Is “The Cask of Amontillado” a horror story? Poe presents death as grotesque phenomena, yet in a humorous way to achieve comic relief. Through Montresor, the antagonistic, Poe presents death as a joke. He makes death seem like a funny occurrence from the beginning of the story to the end, which adds irony to the situation. Fortunato tells Montressor that he has a cog, but he wouldn’t die of it, to which Montresor agrees joyously in the affirmative and goes on to encourage Fortunato to ‘drink form draught of this Medoc’ to cure his cough (Poe para 37).
Montressor joyous affirmation is humorous, but the use of the term Medoc is horrific as the reader knows that Medoc, the wine already contains poison. Critics argue that Montresor, an unreliable narrator, uses these words not in any attempt to kill Fortunato but for his self-gratification. This means that Montresor finds joy and amusement in death.
The title of the short story is also humorously horrific. The author uses the word cask to mean wine container or barrel. This term, cask, is obtained from the same root name as the casket, which means coffin. Montresor wants to avenge Fortunato’s insult and thus devices a way to kill him.
Therefore, he invites Fortunato to taste from the cask of Amontillado, Amontillado being the new wine. In the short story “The Cask of Amontillado,” Poe’s use of the term cask infers to the casket, the humorous way of referring to Fortunato’s casket (coffin).

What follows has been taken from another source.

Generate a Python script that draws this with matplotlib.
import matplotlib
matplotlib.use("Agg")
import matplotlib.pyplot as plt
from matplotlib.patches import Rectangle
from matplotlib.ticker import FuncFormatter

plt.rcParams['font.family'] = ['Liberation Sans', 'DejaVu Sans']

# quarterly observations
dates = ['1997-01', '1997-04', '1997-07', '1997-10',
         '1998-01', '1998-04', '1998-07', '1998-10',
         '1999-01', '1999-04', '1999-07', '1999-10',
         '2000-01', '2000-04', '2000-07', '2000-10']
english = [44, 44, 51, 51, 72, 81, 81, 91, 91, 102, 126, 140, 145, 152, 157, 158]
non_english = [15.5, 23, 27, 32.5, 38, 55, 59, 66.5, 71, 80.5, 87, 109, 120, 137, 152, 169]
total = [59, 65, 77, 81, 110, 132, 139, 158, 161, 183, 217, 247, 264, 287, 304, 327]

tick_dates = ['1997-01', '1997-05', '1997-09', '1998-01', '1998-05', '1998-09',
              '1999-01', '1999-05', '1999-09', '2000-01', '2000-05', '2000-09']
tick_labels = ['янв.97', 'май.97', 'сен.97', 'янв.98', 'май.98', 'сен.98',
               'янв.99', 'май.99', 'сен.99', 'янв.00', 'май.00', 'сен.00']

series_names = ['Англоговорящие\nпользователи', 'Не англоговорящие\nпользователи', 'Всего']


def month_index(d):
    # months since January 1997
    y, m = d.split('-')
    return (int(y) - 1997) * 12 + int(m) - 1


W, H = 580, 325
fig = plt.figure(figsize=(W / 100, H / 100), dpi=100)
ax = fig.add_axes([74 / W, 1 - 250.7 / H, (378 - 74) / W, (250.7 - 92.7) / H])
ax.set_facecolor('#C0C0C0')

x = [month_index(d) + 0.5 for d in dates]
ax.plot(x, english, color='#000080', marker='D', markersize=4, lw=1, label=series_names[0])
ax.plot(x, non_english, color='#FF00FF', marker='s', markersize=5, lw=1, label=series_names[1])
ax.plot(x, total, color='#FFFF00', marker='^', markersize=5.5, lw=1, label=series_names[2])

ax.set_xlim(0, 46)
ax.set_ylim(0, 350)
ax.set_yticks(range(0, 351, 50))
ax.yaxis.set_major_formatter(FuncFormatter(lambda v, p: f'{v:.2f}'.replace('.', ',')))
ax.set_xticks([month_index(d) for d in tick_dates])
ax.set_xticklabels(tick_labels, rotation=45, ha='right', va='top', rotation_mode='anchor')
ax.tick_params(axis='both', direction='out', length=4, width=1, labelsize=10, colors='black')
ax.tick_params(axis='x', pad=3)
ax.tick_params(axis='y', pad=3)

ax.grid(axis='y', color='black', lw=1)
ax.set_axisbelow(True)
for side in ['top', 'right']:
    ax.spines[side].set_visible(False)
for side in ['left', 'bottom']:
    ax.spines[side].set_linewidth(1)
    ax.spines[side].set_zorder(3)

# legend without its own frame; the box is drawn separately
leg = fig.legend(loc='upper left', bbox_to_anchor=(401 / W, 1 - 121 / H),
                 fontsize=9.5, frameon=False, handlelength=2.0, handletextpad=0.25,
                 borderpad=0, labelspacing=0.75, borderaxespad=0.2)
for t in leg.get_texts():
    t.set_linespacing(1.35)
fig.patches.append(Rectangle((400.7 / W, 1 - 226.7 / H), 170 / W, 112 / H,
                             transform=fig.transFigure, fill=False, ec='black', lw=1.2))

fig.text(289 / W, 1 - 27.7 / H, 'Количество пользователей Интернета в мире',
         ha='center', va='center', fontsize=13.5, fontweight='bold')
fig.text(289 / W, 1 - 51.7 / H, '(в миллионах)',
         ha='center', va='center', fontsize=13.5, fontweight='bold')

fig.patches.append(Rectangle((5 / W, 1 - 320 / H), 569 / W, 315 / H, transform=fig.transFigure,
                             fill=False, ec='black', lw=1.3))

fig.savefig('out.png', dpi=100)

Thus, the analysis shows that Fortunato is represented as a fool who falls for this joke, not knowing that it signifies his death.
Poe combines this piece of humour with horror by using the term mason. Fortunato’s questions Montresor whether he is a mason, meaning a member of the freemasons, to which Montresor agrees. In grotesque reference to death, Poe uses the term mason to mean a person who constructs using bricks to insinuate that Montresor will create Fortunato’s grave with stone and mortar (Poe paras 60, 76, 89).

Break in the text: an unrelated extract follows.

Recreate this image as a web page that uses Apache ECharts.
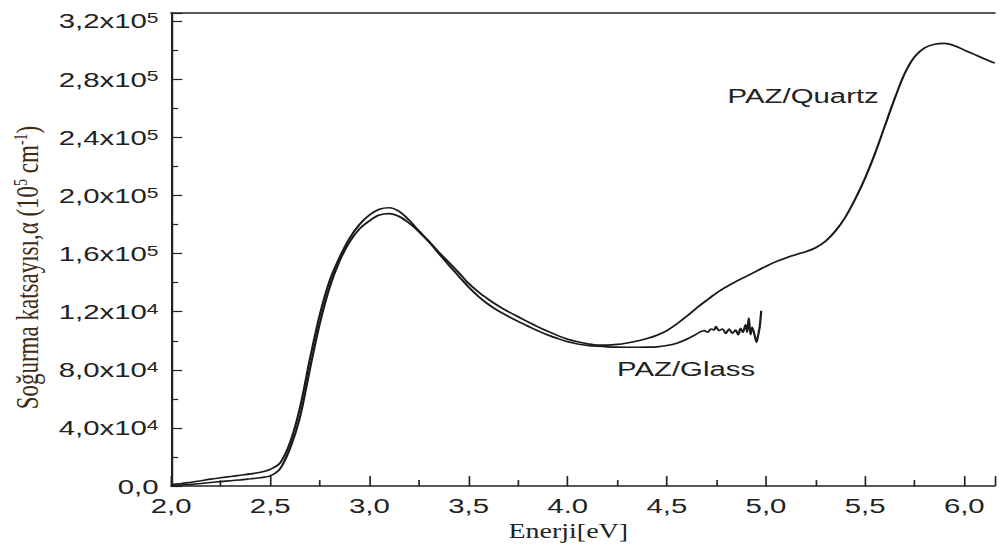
<!DOCTYPE html>
<html>
<head>
<meta charset="utf-8">
<script src="https://cdn.jsdelivr.net/npm/echarts@6/dist/echarts.min.js"></script>
<style>
  html, body { margin: 0; padding: 0; background: #fff; overflow: hidden; width: 999px; height: 546px; }
  /* the figure is drawn on a narrower canvas and stretched horizontally */
  #chart { width: 714px; height: 546px; transform: scaleX(1.3992); transform-origin: 0 0; }
</style>
</head>
<body>
<div id="chart"></div>
<script>
// Absorption coefficient vs photon energy for the two PAZ films
const quartzEnergy = [2.00, 2.05, 2.10, 2.15, 2.20, 2.25, 2.30, 2.35, 2.40, 2.45,
  2.50, 2.55, 2.60, 2.65, 2.70, 2.75, 2.80, 2.85, 2.90, 2.95,
  3.00, 3.05, 3.10, 3.15, 3.20, 3.25, 3.30, 3.35, 3.40, 3.45,
  3.50, 3.55, 3.60, 3.65, 3.70, 3.75, 3.80, 3.85, 3.90, 3.95,
  4.00, 4.05, 4.10, 4.15, 4.20, 4.25, 4.30, 4.35, 4.40, 4.45,
  4.50, 4.55, 4.60, 4.65, 4.70, 4.75, 4.80, 4.85, 4.90, 4.95,
  5.00, 5.05, 5.10, 5.15, 5.20, 5.25, 5.30, 5.35, 5.40, 5.45,
  5.50, 5.55, 5.60, 5.65, 5.70, 5.75, 5.80, 5.85, 5.90, 5.95,
  6.00, 6.05, 6.10, 6.154];
const quartzAlpha = [1000, 1800, 2700, 3700, 4800, 5700, 6600, 7500, 8400, 9500,
  11500, 16000, 30000, 54000, 87500, 118000, 141500, 157500, 170500, 180000,
  186500, 190500, 191500, 189000, 183000, 175500, 168500, 161000, 154000, 147000,
  139500, 133500, 128500, 124000, 120000, 116500, 113000, 109500, 106500, 103500,
  101000, 99300, 98000, 97000, 97000, 97500, 98500, 99800, 101500, 103800,
  107000, 111500, 116800, 122500, 127800, 132800, 137000, 140800, 144300, 147800,
  151200, 154400, 157000, 159200, 161300, 164000, 168500, 175500, 185000, 197500,
  212000, 229000, 248000, 267000, 284000, 295500, 301500, 304000, 304600, 303000,
  300000, 297000, 294000, 291000];

const glassEnergy = [2.00, 2.05, 2.10, 2.15, 2.20, 2.25, 2.30, 2.35, 2.40, 2.45,
  2.50, 2.55, 2.60, 2.65, 2.70, 2.75, 2.80, 2.85, 2.90, 2.95,
  3.00, 3.05, 3.10, 3.15, 3.20, 3.25, 3.30, 3.35, 3.40, 3.45,
  3.50, 3.55, 3.60, 3.65, 3.70, 3.75, 3.80, 3.85, 3.90, 3.95,
  4.00, 4.05, 4.10, 4.15, 4.20, 4.25, 4.30, 4.35, 4.40, 4.45,
  4.50, 4.55, 4.60, 4.64, 4.664, 4.689, 4.706, 4.723, 4.739, 4.747,
  4.764, 4.780, 4.797, 4.814, 4.830, 4.847, 4.860, 4.872, 4.883, 4.897,
  4.905, 4.913, 4.922, 4.930, 4.942, 4.952, 4.960, 4.968, 4.976];
const glassAlpha = [500, 800, 1200, 1800, 2500, 3100, 3700, 4300, 5000, 5800,
  7000, 12000, 26000, 47500, 80500, 112000, 137000, 155000, 168000, 177000,
  182500, 186500, 187500, 185500, 181000, 175000, 168000, 160000, 152000, 144500,
  137000, 130500, 125000, 120500, 116800, 113300, 110000, 106800, 104000, 101500,
  99300, 97800, 96800, 96200, 95800, 95600, 95500, 95500, 95600, 95800,
  96700, 98300, 101000, 103800, 105800, 107000, 105800, 108100, 107400, 109700,
  107000, 108100, 105100, 108100, 105100, 107400, 104200, 108500, 105800, 111000,
  105800, 115600, 104200, 109200, 104200, 99000, 103500, 109200, 120600];

const seriesNames = ['PAZ/Quartz', 'PAZ/Glass'];

const xTickValues = [2.0, 2.5, 3.0, 3.5, 4.0, 4.5, 5.0, 5.5, 6.0];
const xTickLabels = ['2,0', '2,5', '3,0', '3,5', '4.0', '4,5', '5,0', '5,5', '6,0'];

const yTickValues = [0, 40000, 80000, 120000, 160000, 200000, 240000, 280000, 320000];
const yTickMantissa = ['0,0', '4,0x10', '8,0x10', '1,2x10', '1,6x10', '2,0x10', '2,4x10', '2,8x10', '3,2x10'];
const yTickExponent = ['', '4', '4', '4', '5', '5', '5', '5', '5'];

const zip = (xs, ys) => xs.map((x, i) => [x, ys[i]]);

const SANS = '"Liberation Sans", Arial, sans-serif';
const SERIF = '"Liberation Serif", "Times New Roman", serif';
const INK = '#222';

const chart = echarts.init(document.getElementById('chart'), null, { renderer: 'svg' });

chart.setOption({
  backgroundColor: '#fff',
  animation: false,
  grid: { left: 118, right: 0, top: 13, bottom: 56, containLabel: false },
  xAxis: [{
    type: 'value',
    min: 2.0,
    max: 6.154,
    interval: 0.5,
    name: 'Enerji[eV]',
    nameLocation: 'middle',
    nameGap: 30,
    nameTextStyle: { fontFamily: SERIF, fontSize: 20, color: INK, padding: [0, 21, 0, 0] },
    axisLine: { show: true, onZero: false, lineStyle: { color: INK, width: 1.6 } },
    axisTick: { show: true, inside: true, length: 10, lineStyle: { color: INK, width: 1.2 } },
    minorTick: { show: true, splitNumber: 2, length: 6, lineStyle: { color: INK, width: 1.2 } },
    splitLine: { show: false },
    axisLabel: {
      margin: 9,
      fontFamily: SANS, fontSize: 21, color: INK,
      formatter: v => {
        const i = xTickValues.findIndex(t => Math.abs(t - v) < 1e-6);
        return i < 0 ? '' : xTickLabels[i];
      }
    }
  }, {
    type: 'value',
    position: 'top',
    min: 2.0,
    max: 6.154,
    axisLine: { show: true, onZero: false, lineStyle: { color: INK, width: 1.6 } },
    axisTick: { show: false },
    axisLabel: { show: false },
    splitLine: { show: false }
  }],
  yAxis: {
    type: 'value',
    min: 0,
    max: 325500,
    interval: 40000,
    name: '{t|Soğurma katsayısı,α (10}{s|5}{t| cm}{s|-1}{t|)}',
    nameLocation: 'middle',
    nameGap: 88,
    nameTextStyle: {
      padding: [0, 36, 0, 0],
      rich: {
        t: { fontFamily: SERIF, fontSize: 23, color: '#3f2a14' },
        s: { fontFamily: SERIF, fontSize: 14, color: '#3f2a14', verticalAlign: 'top' }
      }
    },
    axisLine: { show: true, onZero: false, lineStyle: { color: INK, width: 1.6 } },
    axisTick: { show: true, inside: true, length: 8, lineStyle: { color: INK, width: 1.2 } },
    minorTick: { show: true, splitNumber: 2, length: 5, lineStyle: { color: INK, width: 1.2 } },
    splitLine: { show: false },
    axisLabel: {
      margin: 9,
      formatter: v => {
        const i = yTickValues.findIndex(t => Math.abs(t - v) < 1);
        if (i < 0) return '';
        return yTickExponent[i]
          ? '{m|' + yTickMantissa[i] + '}{e|' + yTickExponent[i] + '}'
          : '{m|' + yTickMantissa[i] + '}';
      },
      rich: {
        m: { fontFamily: SANS, fontSize: 21, color: INK },
        e: { fontFamily: SANS, fontSize: 15, color: INK, verticalAlign: 'top' }
      }
    }
  },
  series: [{
    name: seriesNames[0],
    type: 'line',
    data: zip(quartzEnergy, quartzAlpha),
    showSymbol: false,
    smooth: 0.3,
    lineStyle: { color: '#1a1a1a', width: 1.6 }
  }, {
    name: seriesNames[1],
    type: 'line',
    data: zip(glassEnergy, glassAlpha),
    showSymbol: false,
    smooth: 0.3,
    lineStyle: { color: '#1a1a1a', width: 1.6 }
  }],
  graphic: [{
    type: 'text',
    left: 520,
    top: 85,
    style: { text: seriesNames[0], font: '21px ' + SANS, fill: INK }
  }, {
    type: 'text',
    left: 441,
    top: 358,
    style: { text: seriesNames[1], font: '21px ' + SANS, fill: INK }
  }]
});
</script>
</body>
</html>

The author also uses the name Fortunato to refer to the folly of this particular character humorously and to conceal the grotesque death that awaits him. As is clear from the summary, the name Fortunato is connected to the word fortunate, which means lucky or good fortune. The reader knows that Fortunato is not lucky as there is grotesque death that awaits him.
As such, Poe uses this name to bring comic relief in a tense and gross situation. Fortunato’s dressing apparel is also humorous and is used for the same purpose as his name Fortunato: to conceal the fate that awaits him (Poe para 4). He is dressed in a jolly outfit as a court jester who is a humorous and comic figure. This is in contrast to the unnatural death that waylays him ahead.
The use of humor in “The Cask of Amontillado,” is mostly achieved through the use of Poe’s linguistic prowess. Humour, other than concealing the grotesqueness of the death that awaits Fortunato, also reveals his folly. Fortunato takes a lot of time to realize the joke in the whole affair among foreshadowing techniques. This brings in comic relief and humour, which lifts the gloom from the story.